_PROBLEM DESCRIPTION_
Transcribe all of the material below word for word and leave out its pictures.

_DATASET EXTRACT_
════════

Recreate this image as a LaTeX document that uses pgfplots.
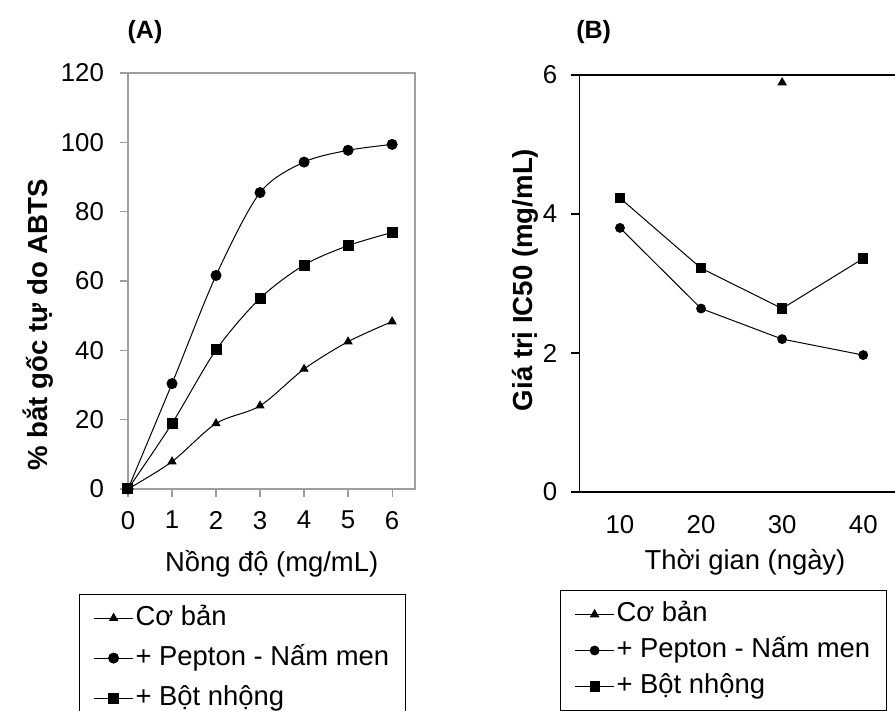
\documentclass[border=0pt]{standalone}
\usepackage{fontspec}
\setmainfont{Liberation Sans}
\usepackage{pgfplots}
\pgfplotsset{compat=1.18}
\begin{document}
\begin{tikzpicture}
\pgfplotsset{
  /pgf/number format/assume math mode=true,
  every axis/.append style={
    scale only axis, clip=false,
    tick align=outside, major tick length=4pt,
    xtick pos=lower, ytick pos=left,
    ticklabel style={font=\fontsize{12.9}{15}\selectfont},
    legend cell align=left,
    legend style={draw=black, line width=0.6pt, anchor=north west,
      font=\fontsize{13.7}{16}\selectfont, inner xsep=7pt,
      row sep=0pt,
      nodes={inner xsep=1pt, text height=11pt, text depth=3.5pt}},
    legend image code/.code={\draw[mark repeat=2,mark phase=2,line width=0.5pt] plot coordinates {(0pt,0pt) (9.75pt,0pt) (19.5pt,0pt)};},
  },
}
% Panel A
\begin{axis}[
  at={(64pt,111pt)}, anchor=south west,
  width=143.5pt, height=208pt,
  xmin=0, xmax=6.52, ymin=0, ymax=120,
  xtick={0,...,6}, ytick={0,20,...,120},
  axis line style={gray!75, line width=0.6pt},
  tick style={gray!75, line width=0.6pt},
  yticklabel style={xshift=-4.5pt},
  xticklabel style={yshift=-3.5pt},
  legend style={at={(-0.1707,-0.2524)}, inner ysep=1.75pt,
    nodes={inner ysep=2.75pt}},
]
\addplot[black, line width=0.5pt, smooth, mark=triangle*, mark size=2.2pt] coordinates {(0,0) (1,7.9) (2,18.9) (3,24.0) (4,34.6) (5,42.5) (6,48.3)};
\addlegendentry{Cơ bản}
\addplot[black, line width=0.5pt, smooth, mark=*, mark size=2.5pt] coordinates {(0,0) (1,30.4) (2,61.6) (3,85.5) (4,94.3) (5,97.7) (6,99.4)};
\addlegendentry{+ Pepton - Nấm men}
\addplot[black, line width=0.5pt, smooth, mark=square*, mark size=2.5pt] coordinates {(0,0) (1,18.9) (2,40.1) (3,55.0) (4,64.6) (5,70.2) (6,74.0)};
\addlegendentry{+ Bột nhộng}
\end{axis}
% Panel B
\begin{axis}[
  at={(289.7pt,109.5pt)}, anchor=south west,
  width=158.15pt, height=208.5pt,
  xmin=5, xmax=44, ymin=0, ymax=6,
  xtick={10,20,30,40}, ytick={0,2,4,6},
  axis y line*=left,
  axis line style={black, line width=0.6pt},
  ytick style={black, line width=0.6pt},
  xtick style={draw=none},
  yticklabel style={xshift=-3.5pt},
  xticklabel style={yshift=-4pt},
  legend style={at={(-0.0613,-0.2343)}, inner ysep=3.1pt,
    nodes={inner ysep=1.75pt}},
]
\addplot[black, line width=0.5pt, mark=triangle*, mark size=2.3pt] coordinates {(30,5.89)};
\addlegendentry{Cơ bản}
\addplot[black, line width=0.5pt, mark=*, mark size=2.2pt] coordinates {(10,3.80) (20,2.64) (30,2.20) (40,1.97)};
\addlegendentry{+ Pepton - Nấm men}
\addplot[black, line width=0.5pt, mark=square*, mark size=2.3pt] coordinates {(10,4.23) (20,3.22) (30,2.64) (40,3.36)};
\addlegendentry{+ Bột nhộng}
\end{axis}
% titles and labels
\node[anchor=base, font=\bfseries\fontsize{12.5}{14}\selectfont] at (72.5pt,336.3pt) {(A)};
\node[anchor=base, font=\bfseries\fontsize{12.5}{14}\selectfont] at (296.8pt,336.3pt) {(B)};
\node[rotate=90, anchor=base, font=\bfseries\fontsize{13.8}{16}\selectfont] at (23.5pt,193pt) {\% bắt gốc tự do ABTS};
\node[rotate=90, anchor=base, font=\bfseries\fontsize{13.8}{16}\selectfont] at (266pt,215.5pt) {Giá trị IC50 (mg/mL)};
\node[anchor=base, font=\fontsize{13.7}{16}\selectfont] at (135.8pt,69.5pt) {Nồng độ (mg/mL)};
\node[anchor=base, font=\fontsize{13.7}{16}\selectfont] at (372.5pt,70.5pt) {Thời gian (ngày)};
\pgfresetboundingbox
\path (0,0) rectangle (447.5pt,355.5pt);
\end{tikzpicture}
\end{document}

════════

_SOLVED EXERCISE_
Recreate this image as a LaTeX document that uses pgfplots.
\documentclass[border=0pt]{standalone}
\usepackage{fontspec}
\setmainfont{Liberation Sans}
\usepackage{pgfplots}
\pgfplotsset{compat=1.18}
\begin{document}
\begin{tikzpicture}
\pgfplotsset{
  /pgf/number format/assume math mode=true,
  every axis/.append style={
    scale only axis, clip=false,
    tick align=outside, major tick length=4pt,
    xtick pos=lower, ytick pos=left,
    ticklabel style={font=\fontsize{12.9}{15}\selectfont},
    legend cell align=left,
    legend style={draw=black, line width=0.6pt, anchor=north west,
      font=\fontsize{13.7}{16}\selectfont, inner xsep=7pt,
      row sep=0pt,
      nodes={inner xsep=1pt, text height=11pt, text depth=3.5pt}},
    legend image code/.code={\draw[mark repeat=2,mark phase=2,line width=0.5pt] plot coordinates {(0pt,0pt) (9.75pt,0pt) (19.5pt,0pt)};},
  },
}
% Panel A
\begin{axis}[
  at={(64pt,111pt)}, anchor=south west,
  width=143.5pt, height=208pt,
  xmin=0, xmax=6.52, ymin=0, ymax=120,
  xtick={0,...,6}, ytick={0,20,...,120},
  axis line style={gray!75, line width=0.6pt},
  tick style={gray!75, line width=0.6pt},
  yticklabel style={xshift=-4.5pt},
  xticklabel style={yshift=-3.5pt},
  legend style={at={(-0.1707,-0.2524)}, inner ysep=1.75pt,
    nodes={inner ysep=2.75pt}},
]
\addplot[black, line width=0.5pt, smooth, mark=triangle*, mark size=2.2pt] coordinates {(0,0) (1,7.9) (2,18.9) (3,24.0) (4,34.6) (5,42.5) (6,48.3)};
\addlegendentry{Cơ bản}
\addplot[black, line width=0.5pt, smooth, mark=*, mark size=2.5pt] coordinates {(0,0) (1,30.4) (2,61.6) (3,85.5) (4,94.3) (5,97.7) (6,99.4)};
\addlegendentry{+ Pepton - Nấm men}
\addplot[black, line width=0.5pt, smooth, mark=square*, mark size=2.5pt] coordinates {(0,0) (1,18.9) (2,40.1) (3,55.0) (4,64.6) (5,70.2) (6,74.0)};
\addlegendentry{+ Bột nhộng}
\end{axis}
% Panel B
\begin{axis}[
  at={(289.7pt,109.5pt)}, anchor=south west,
  width=158.15pt, height=208.5pt,
  xmin=5, xmax=44, ymin=0, ymax=6,
  xtick={10,20,30,40}, ytick={0,2,4,6},
  axis y line*=left,
  axis line style={black, line width=0.6pt},
  ytick style={black, line width=0.6pt},
  xtick style={draw=none},
  yticklabel style={xshift=-3.5pt},
  xticklabel style={yshift=-4pt},
  legend style={at={(-0.0613,-0.2343)}, inner ysep=3.1pt,
    nodes={inner ysep=1.75pt}},
]
\addplot[black, line width=0.5pt, mark=triangle*, mark size=2.3pt] coordinates {(30,5.89)};
\addlegendentry{Cơ bản}
\addplot[black, line width=0.5pt, mark=*, mark size=2.2pt] coordinates {(10,3.80) (20,2.64) (30,2.20) (40,1.97)};
\addlegendentry{+ Pepton - Nấm men}
\addplot[black, line width=0.5pt, mark=square*, mark size=2.3pt] coordinates {(10,4.23) (20,3.22) (30,2.64) (40,3.36)};
\addlegendentry{+ Bột nhộng}
\end{axis}
% titles and labels
\node[anchor=base, font=\bfseries\fontsize{12.5}{14}\selectfont] at (72.5pt,336.3pt) {(A)};
\node[anchor=base, font=\bfseries\fontsize{12.5}{14}\selectfont] at (296.8pt,336.3pt) {(B)};
\node[rotate=90, anchor=base, font=\bfseries\fontsize{13.8}{16}\selectfont] at (23.5pt,193pt) {\% bắt gốc tự do ABTS};
\node[rotate=90, anchor=base, font=\bfseries\fontsize{13.8}{16}\selectfont] at (266pt,215.5pt) {Giá trị IC50 (mg/mL)};
\node[anchor=base, font=\fontsize{13.7}{16}\selectfont] at (135.8pt,69.5pt) {Nồng độ (mg/mL)};
\node[anchor=base, font=\fontsize{13.7}{16}\selectfont] at (372.5pt,70.5pt) {Thời gian (ngày)};
\pgfresetboundingbox
\path (0,0) rectangle (447.5pt,355.5pt);
\end{tikzpicture}
\end{document}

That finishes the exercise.